Deepwater gas find gauged north of Tobago
The first well on deepwater Block 22 in the Caribbean north of Tobago Island is a large gas discovery, said operator Petro-Canada.
By OGJ editors
HOUSTON, Jan. 23 -- The first well on deepwater Block 22 in the Caribbean north of Tobago Island is a large gas discovery, said operator Petro-Canada.
The Cassra-1 wildcat in 1,411 ft of water on the northwest edge of a 26-sq-mile seismic amplitude anomaly flowed at an equipment restricted rate of 23 MMcfd from a 30-ft interval in an undisclosed formation. The well went to TD of 5,617 ft and established a gas-water contact for the anomaly.
Petro-Canada said, "Based on the well results and using local field analog recovery factors, our seismic model indicates the discovery could contain in the range of 0.6 to 1.3 tcf of recoverable contingent resources." Appraisal is required to finalize the estimates.
Petro-Canada said the discovery validates its exploration model.
The Diamond Offshore Ocean Worker semisubmersible is to move 2.8 miles south to drill Cassra-2, which as part of its objective will appraise the Cassra-1 discovery. Then it will drill two to three other prospects on Block 22 in an expected five-well 2008 drilling program.

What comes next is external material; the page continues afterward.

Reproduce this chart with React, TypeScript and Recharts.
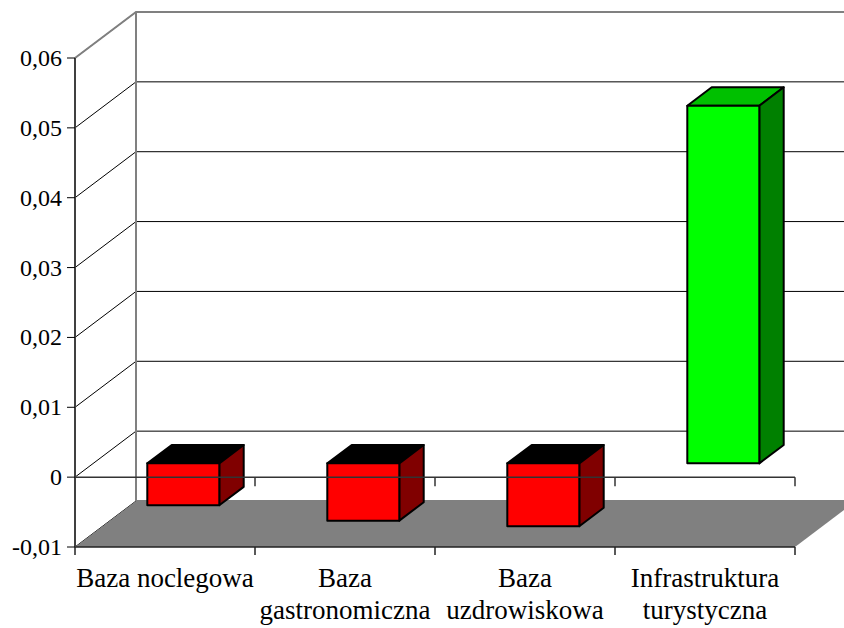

Block 22 interests are Petro-Canada 90% and Petroleum Co. of Trinidad and Tobago 10%.
The Cassra discovery is 75 miles east-northeast of the North Coast Marine Area, where Petro-Canada produces a net 65 MMcfd to its 17.3% interest in a project that supplies gas for the Atlantic LNG project.
Petro-Canada is also carrying out a multiwell exploration program on Blocks 1a and 1b in the Gulf of Paria, where it holds 80% interest.